По его виду Гена понял, что барыга чем-то озадачен и после крепкого рукопожатия тот поинтересовался:
— Как дела дома?
— Да всё нормально, — равнодушно ответил Гена.
— Мать как? — почему-то спросил артельщик, хотя за время рейса между ними такого вопроса о матерях и семьях не возникало.
— Да тоже нормально. Рада была, когда я вернулся, — пожал он плечами.
— Это замечательно, — начал артельщик, думая о чём-то своём. — А не хочешь ещё её порадовать? — И он испытующе уставился на Гену.
— Да я завсегда рад сделать что-нибудь хорошее для неё… — начал было тот, но артельщик его прервал.
— Вот-вот, отлично, — радостно заулыбался он. — А свеженьким мясцом не хочешь её порадовать?
Гена в этом предложении почувствовал какой-то подвох и настороженно спросил:
— А что за мясо?
— Дак это… — артельщик замялся, — боцман вон заколол того свина, — он кивнул головой в сторону кормы, — а мясо осталось. Жрать его никто не хочет… Может, возьмёшь кусочек? Маманю порадуешь. — Он с надеждой посмотрел на Гену. — Я тебе самый лучший кусок отрежу, а то ведь пропадёт же …
В голосе артельщика прозвучало столько печали и тоски, что Гена невольно ему посочувствовал.
Конечно, если бы он не знал, что ему предлагают Борьку, он бы с удовольствием взял кусочек, так как маманя ему вчера рассказала, что она за мясом недавно отстояла в очереди несколько часов, да и то ей в нагрузку дали ещё кусок шкуры да костей.
Но в глазах тут же всплыла Борькина физиономия с розовым пятачком, и он грубо ответил артельщику:
— Я корефанов жрать не буду, — и, отвернувшись, направился к трапу.
На следующий день он вернулся в роту, где с радостью его встретили друзья, которые расспрашивали его о практике, о Вьетнаме и взахлёб рассказывали о своих приключениях и впечатлениях о прошедших месяцах плавательской практики.
Через много лет Гена в музее Дальневосточного пароходства увидел орден Дружбы народов, которым наградили теплоход «Ижма» за участие в помощи братскому народу Вьетнама в борьбе с американским империализмом.
«Ижму» уже давно списали на гвозди, а орден передали в музей.
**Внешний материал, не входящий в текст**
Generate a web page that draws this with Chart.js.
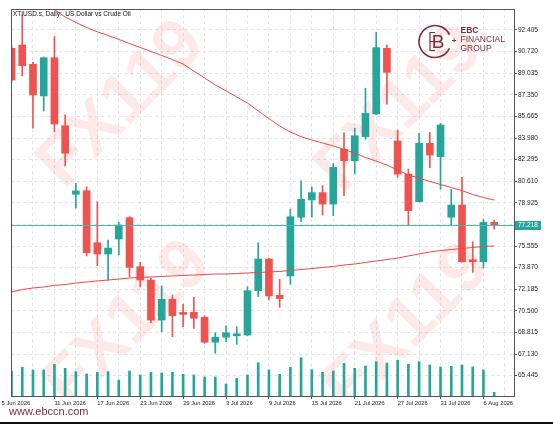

Чувство гордости, что в этом ордене есть и его заслуга, хоть и очень маленькая, приятно согрела Гене сердце.
26.05.2022
Рассказ опубликован в книге "Морские истории" https://ridero.ru/books/morskie_istorii/
Серия судов типа «Андижан», выпускалась с 1958 по 1962 год в количестве 46 единиц на верфи ВЭБ ССЗ "Нептун", Росток, ГДР. Первым судном серии был «Андижан», который был спущен на воду 13 сентября 1958.
Главные размерения:
Длина - 104.20 м / 95,81 м
Ширина - 14,40 м
Экипаж – 32 чел.
Машинная установка: Дизельный двигатель 2 × 8SV 55 Au
Мощность машины: 1839 кВт (2500 л.с.).
Максимальная скорость 13,5 узлов (25 км /ч).
Винт: 1 × фиксированного шага.
Грузоподъемность: 4324 dw
Два 4-тактных дизельных двигателя типа 8SV 55 Au, каждый мощностью 920 кВт, поставлялись фирмой VEB Görlitzer Maschinenbau и работали на винт фиксированного шага диаметром 4,48 м и скоростью до 90 оборотов в минуту через редуктор с гидравлической муфтой.
Четыре грузовых трюма объёмом 5635 м3 были герметично закрыты обычными крышками и брезентом.
Грузовое устройство состояло из восьми погрузочных стрел грузоподъёмностью по 5 тонн, одной на 15 тонн и одной погрузочной стрелы на 40 тонн, которые были прикреплены тросами к «А»-образным мачтам.